Water may be rendered phosphorescent by dissolving a small piece of phosphorus in ether for several days in a glass-stoppered bottle; then by immersing a piece of sugar in the solution, and placing it in water, the latter becomes vividly phosphorescent. It should be remembered that phosphorus and ether are both extremely dangerous, and experiments with them should be conducted with care and judgment.

While this is a mere toy, luminous paint is of great value. It is easily made, and can be applied to many purposes.

Schade of Dresden has quite recently patented an invention, which enables him to produce paints that are luminous without affecting the tint by day. This is accomplished, according to the inventor, as follows:--

Zanzibar or Kauri copal is melted over a charcoal fire. Fifteen parts of the melt are dissolved in 60 parts of French oil of turpentine, and the filtered solution is mixed with 25 parts, previously heated and cooled, pure linseed-oil. The varnish which is thus obtained, is used in the following methods, in the manufacture of luminous paints, by grinding between granite rolls in a paint-mill. Iron rolls should be avoided, because particles of iron, which are liable to be detached, would injure the luminous properties.

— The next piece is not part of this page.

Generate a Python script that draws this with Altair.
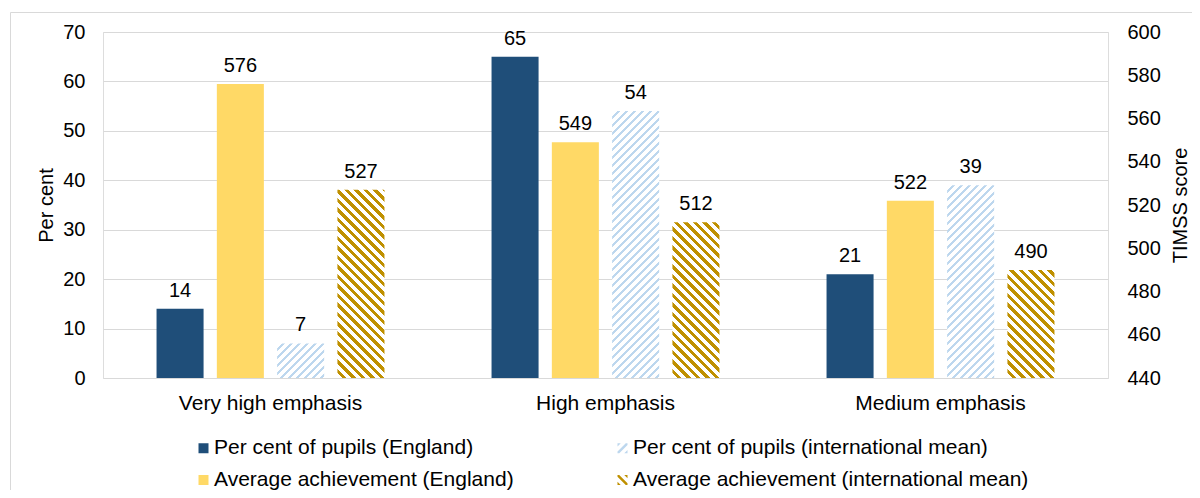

Varnishes, as they occur in commerce, generally contain lead or manganese, which would destroy the phosphorescence of calcium sulphide. _A pure white luminous paint_ is prepared by mixing 40 parts of the varnish obtained in the abovedescribed process with 6 parts prepared barium sulphate, 6 parts prepared calcium carbonate, 12 parts prepared white zinc sulphide, and 36 parts good luminous calcium sulphide in a proper vessel, to an emulsion, and then grinding it very fine in a color-mill. For _red luminous paint_, 60 parts varnish are mixed with 8 parts prepared barium sulphate, 2 parts prepared madder lake, 6 parts prepared realgar (red arsenic sulphide), and 30 parts luminous calcium sulphide, and treated the same as for white paint. For _orange luminous paint_, 46 parts varnish are mixed with 17.5 parts prepared barium sulphate, 1 part prepared Indian yellow, 1.5 parts prepared madder lake, and 38 parts luminous calcium sulphide. For _yellow luminous paint_, 48 parts varnish are mixed with 10 parts prepared barium sulphate, 8 parts barium chromate, and 34 parts luminous calcium sulphide. For _green luminous paint_, 48 parts varnish are mixed with 10 parts prepared barium sulphate, 8 parts chromium oxide green, and 34 parts luminous calcium sulphide.

_A blue luminous paint_ is prepared from 42 parts varnish, 10.2 parts prepared barium sulphate, 6.4 parts ultramarine blue, 5.4 parts cobalt blue, and 46 parts luminous calcium sulphide.

_A violet luminous paint_ is made from 42 parts varnish, 10.2 parts prepared barium sulphate, 2.8 parts ultramarine violet, 9 parts cobaltous arsenate, and 36 parts luminous calcium sulphide.

_For gray luminous paint_, 45 parts of the varnish are mixed with 6 parts prepared barium sulphate, 6 parts prepared calcium carbonate, O.5 parts ultramarine blue, 6.5 parts gray zinc sulphide.

_A yellowish-brown luminous paint_ is obtained from 48 parts varnish, 10 parts precipitated barium sulphate, 8 parts auri pigment, and 34 parts luminous calcium sulphide.

_Luminous colors for artists’_ use are prepared by using East India poppy oil in the same quantity, instead of the varnish, and taking particular pains to grind the materials as fine as possible.

_For luminous oil-color paints_, equal quantities of pure linseed oil are used in place of the varnish. The linseed oil must be cold-pressed, and thickened by heat. All the above luminous paints can be used in the manufacture of colored papers, etc., if the varnish is altogether omitted, and the dry mixtures are ground to a paste with water.

The luminous paints can also be used as _wax colors for painting on glass_ and similar objects, by adding, instead of the varnish, ten per cent more of Japanese wax, and one-fourth the quantity of the latter of olive oil. The wax colors prepared in this way may also be used for painting upon porcelain, and are then carefully burned without access of air. Paintings of this kind can also be treated with water-glass.